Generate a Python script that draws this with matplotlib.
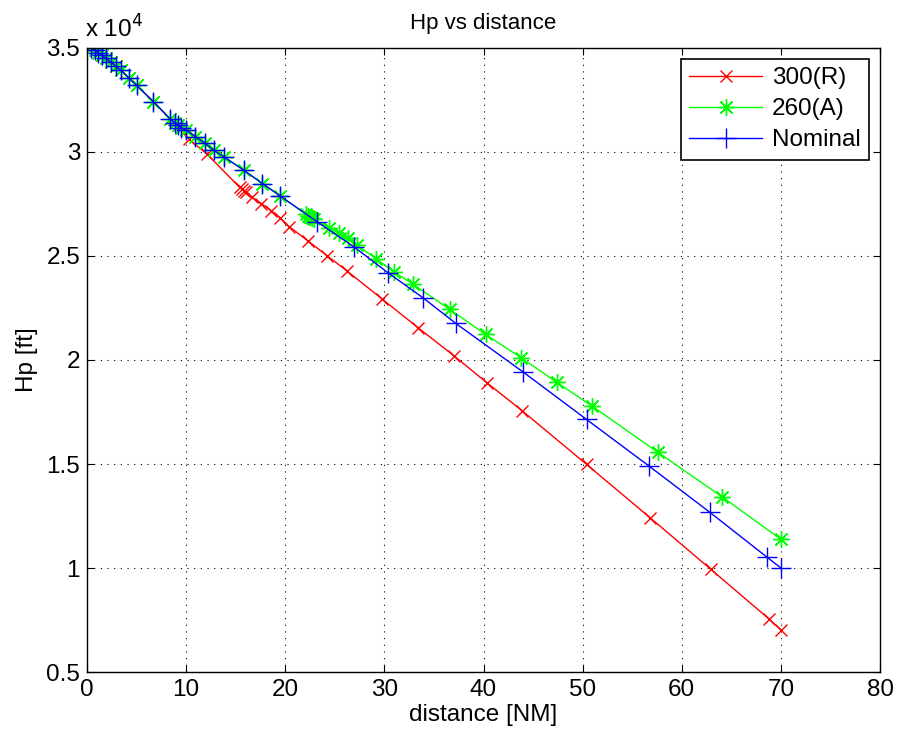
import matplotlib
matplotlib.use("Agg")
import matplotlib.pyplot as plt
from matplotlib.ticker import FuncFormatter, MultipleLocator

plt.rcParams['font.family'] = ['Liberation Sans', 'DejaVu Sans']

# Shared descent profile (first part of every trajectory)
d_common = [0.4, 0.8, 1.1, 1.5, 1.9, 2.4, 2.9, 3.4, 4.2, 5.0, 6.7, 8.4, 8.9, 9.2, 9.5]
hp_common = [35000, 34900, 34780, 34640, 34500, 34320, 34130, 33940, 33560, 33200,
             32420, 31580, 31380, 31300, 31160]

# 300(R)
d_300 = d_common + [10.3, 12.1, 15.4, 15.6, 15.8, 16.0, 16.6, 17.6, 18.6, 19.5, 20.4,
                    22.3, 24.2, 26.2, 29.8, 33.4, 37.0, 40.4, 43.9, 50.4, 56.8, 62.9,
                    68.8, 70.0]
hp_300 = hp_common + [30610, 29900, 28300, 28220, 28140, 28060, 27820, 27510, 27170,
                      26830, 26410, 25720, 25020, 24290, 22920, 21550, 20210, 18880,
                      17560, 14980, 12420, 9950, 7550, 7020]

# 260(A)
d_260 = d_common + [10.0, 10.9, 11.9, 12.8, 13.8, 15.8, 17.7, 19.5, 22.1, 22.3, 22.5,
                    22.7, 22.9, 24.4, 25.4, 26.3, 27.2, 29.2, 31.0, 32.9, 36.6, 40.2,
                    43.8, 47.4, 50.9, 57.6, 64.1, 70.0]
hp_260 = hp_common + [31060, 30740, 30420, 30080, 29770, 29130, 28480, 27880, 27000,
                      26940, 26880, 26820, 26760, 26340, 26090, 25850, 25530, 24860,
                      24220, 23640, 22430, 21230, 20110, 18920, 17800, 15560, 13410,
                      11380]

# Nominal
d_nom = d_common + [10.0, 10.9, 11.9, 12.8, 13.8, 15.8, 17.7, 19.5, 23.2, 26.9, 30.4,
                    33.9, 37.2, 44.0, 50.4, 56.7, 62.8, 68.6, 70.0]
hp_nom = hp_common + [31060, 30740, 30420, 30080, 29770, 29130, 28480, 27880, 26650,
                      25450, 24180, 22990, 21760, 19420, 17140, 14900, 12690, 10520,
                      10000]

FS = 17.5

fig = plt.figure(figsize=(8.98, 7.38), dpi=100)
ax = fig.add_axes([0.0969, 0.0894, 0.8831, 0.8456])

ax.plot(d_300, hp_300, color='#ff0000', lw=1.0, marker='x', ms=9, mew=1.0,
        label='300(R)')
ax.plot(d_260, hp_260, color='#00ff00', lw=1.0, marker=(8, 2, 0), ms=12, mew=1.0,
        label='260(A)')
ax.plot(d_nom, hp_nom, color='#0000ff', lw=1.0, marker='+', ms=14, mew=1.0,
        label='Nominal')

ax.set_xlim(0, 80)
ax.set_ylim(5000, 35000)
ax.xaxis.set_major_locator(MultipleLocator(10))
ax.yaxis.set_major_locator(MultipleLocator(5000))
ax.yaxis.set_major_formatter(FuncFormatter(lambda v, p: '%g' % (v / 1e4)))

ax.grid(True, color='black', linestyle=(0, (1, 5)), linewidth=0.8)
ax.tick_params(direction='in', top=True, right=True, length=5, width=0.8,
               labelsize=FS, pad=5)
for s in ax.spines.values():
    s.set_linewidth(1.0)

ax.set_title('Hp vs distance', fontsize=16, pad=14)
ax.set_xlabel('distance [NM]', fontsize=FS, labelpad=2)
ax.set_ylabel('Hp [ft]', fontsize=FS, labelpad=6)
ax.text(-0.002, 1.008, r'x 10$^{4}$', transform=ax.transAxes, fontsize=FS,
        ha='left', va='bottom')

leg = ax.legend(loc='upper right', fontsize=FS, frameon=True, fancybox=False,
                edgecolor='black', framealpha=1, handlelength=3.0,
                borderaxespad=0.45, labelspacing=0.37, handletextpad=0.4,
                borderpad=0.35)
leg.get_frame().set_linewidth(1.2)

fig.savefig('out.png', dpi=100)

---

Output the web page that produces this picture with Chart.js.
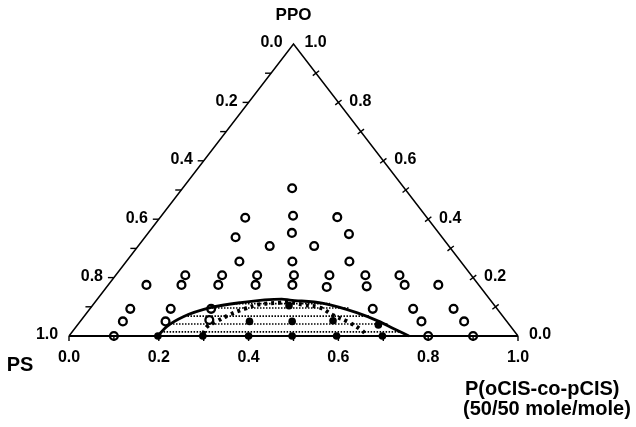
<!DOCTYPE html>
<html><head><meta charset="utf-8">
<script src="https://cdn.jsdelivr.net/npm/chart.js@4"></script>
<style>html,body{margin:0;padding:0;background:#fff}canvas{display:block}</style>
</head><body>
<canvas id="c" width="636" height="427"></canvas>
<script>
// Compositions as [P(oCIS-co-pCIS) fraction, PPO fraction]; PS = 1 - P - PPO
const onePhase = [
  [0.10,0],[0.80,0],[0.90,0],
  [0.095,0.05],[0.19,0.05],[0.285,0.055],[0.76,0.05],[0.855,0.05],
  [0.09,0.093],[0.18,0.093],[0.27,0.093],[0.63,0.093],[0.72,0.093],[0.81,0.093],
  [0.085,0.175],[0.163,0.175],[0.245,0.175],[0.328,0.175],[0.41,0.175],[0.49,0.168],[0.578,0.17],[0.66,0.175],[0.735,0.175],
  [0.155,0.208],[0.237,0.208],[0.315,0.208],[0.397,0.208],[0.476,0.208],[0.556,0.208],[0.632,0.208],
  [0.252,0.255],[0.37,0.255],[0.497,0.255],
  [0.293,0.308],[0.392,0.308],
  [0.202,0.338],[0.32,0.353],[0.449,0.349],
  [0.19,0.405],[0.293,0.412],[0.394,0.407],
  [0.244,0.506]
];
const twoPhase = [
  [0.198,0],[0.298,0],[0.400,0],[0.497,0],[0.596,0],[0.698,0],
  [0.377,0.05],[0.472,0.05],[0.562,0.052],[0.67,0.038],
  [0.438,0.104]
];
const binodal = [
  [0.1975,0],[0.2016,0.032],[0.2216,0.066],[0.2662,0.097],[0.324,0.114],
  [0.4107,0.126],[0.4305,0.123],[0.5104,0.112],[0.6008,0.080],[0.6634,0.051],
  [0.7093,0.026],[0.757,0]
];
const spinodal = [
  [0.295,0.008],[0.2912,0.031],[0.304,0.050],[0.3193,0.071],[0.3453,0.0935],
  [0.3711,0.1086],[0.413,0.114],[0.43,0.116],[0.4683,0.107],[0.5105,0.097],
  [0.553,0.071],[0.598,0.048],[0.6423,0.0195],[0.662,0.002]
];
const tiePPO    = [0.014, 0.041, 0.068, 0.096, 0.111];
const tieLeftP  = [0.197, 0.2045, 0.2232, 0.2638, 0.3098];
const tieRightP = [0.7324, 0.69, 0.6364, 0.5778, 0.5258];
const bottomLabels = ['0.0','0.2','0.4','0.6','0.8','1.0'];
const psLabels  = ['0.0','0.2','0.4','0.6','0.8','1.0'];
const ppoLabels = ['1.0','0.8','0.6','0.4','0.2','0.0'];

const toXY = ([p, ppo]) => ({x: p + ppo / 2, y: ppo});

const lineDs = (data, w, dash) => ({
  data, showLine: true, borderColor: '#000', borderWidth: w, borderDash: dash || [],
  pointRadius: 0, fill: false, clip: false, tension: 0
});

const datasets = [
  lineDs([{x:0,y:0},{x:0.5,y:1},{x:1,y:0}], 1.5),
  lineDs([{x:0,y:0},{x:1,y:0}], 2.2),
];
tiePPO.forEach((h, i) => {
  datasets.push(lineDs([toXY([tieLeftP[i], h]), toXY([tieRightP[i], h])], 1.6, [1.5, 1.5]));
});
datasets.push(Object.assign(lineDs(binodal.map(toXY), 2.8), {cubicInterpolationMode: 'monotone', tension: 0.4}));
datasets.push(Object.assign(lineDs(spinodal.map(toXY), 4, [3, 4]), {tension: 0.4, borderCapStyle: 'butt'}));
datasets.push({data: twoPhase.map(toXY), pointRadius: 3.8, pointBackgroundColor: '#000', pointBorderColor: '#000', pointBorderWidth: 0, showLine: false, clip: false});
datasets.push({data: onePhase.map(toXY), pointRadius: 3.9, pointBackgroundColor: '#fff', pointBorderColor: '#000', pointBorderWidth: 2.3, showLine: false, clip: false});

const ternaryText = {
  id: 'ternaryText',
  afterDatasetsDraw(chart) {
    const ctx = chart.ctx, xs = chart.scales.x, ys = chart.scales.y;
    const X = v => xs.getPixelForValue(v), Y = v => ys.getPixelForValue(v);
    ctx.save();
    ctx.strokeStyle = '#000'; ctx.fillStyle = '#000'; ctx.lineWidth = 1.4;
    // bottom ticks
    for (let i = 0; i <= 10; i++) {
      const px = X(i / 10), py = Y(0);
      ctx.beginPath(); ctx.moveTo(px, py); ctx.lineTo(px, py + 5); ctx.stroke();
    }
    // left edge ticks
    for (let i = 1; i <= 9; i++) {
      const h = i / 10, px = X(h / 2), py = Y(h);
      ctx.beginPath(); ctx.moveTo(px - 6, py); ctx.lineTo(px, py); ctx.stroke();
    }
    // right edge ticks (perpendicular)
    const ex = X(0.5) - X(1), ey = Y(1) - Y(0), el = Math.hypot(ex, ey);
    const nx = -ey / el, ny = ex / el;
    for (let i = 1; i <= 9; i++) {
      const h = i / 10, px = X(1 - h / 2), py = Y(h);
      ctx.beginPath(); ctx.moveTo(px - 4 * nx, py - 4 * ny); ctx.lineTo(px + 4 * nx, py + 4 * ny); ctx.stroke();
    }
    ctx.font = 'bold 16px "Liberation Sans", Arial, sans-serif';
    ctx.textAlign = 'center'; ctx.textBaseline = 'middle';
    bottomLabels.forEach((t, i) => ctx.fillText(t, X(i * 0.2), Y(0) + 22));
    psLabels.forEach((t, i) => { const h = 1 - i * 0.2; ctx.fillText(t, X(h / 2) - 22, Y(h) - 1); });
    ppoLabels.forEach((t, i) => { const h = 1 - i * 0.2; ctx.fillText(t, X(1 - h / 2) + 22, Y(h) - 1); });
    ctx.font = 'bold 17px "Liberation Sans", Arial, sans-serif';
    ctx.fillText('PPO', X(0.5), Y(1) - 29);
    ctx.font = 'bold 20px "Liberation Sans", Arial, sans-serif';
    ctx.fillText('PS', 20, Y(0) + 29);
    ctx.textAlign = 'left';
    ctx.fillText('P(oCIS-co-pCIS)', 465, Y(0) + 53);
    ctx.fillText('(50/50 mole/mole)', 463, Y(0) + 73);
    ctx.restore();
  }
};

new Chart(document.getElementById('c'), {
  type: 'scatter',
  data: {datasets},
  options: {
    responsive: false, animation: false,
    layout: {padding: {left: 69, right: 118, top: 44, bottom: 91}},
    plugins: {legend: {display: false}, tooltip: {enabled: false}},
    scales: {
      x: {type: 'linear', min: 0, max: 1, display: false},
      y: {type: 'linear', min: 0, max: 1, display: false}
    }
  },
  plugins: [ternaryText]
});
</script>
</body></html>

---

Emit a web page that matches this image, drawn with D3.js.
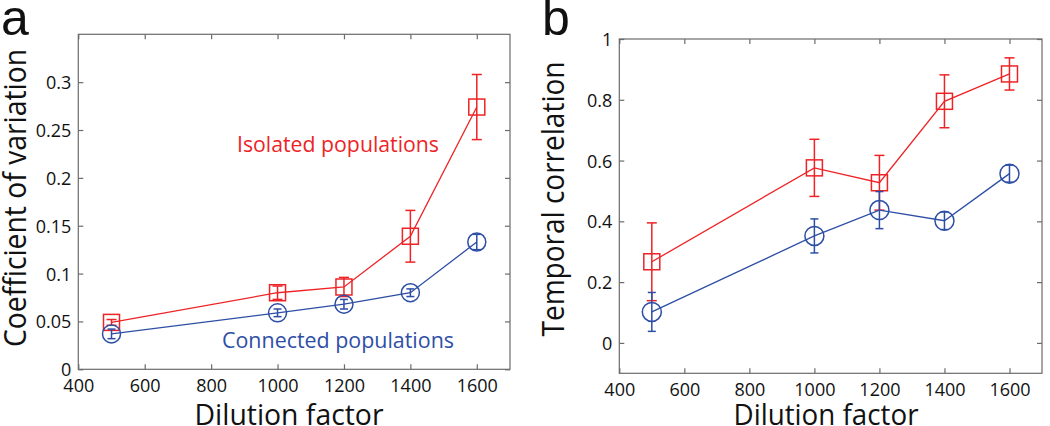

---

| EXERCISE PROMPT |
Write down exactly what the lines above say, from the line holding "Generate a Python" through the line holding "32420, 31580, 31380, 31300, 31160]", and nothing more. Do not copy the pictures.

| OUTPUT OF THE TASK |
Generate a Python script that draws this with matplotlib.
import matplotlib
matplotlib.use("Agg")
import matplotlib.pyplot as plt
from matplotlib.ticker import FuncFormatter, MultipleLocator

plt.rcParams['font.family'] = ['Liberation Sans', 'DejaVu Sans']

# Shared descent profile (first part of every trajectory)
d_common = [0.4, 0.8, 1.1, 1.5, 1.9, 2.4, 2.9, 3.4, 4.2, 5.0, 6.7, 8.4, 8.9, 9.2, 9.5]
hp_common = [35000, 34900, 34780, 34640, 34500, 34320, 34130, 33940, 33560, 33200,
             32420, 31580, 31380, 31300, 31160]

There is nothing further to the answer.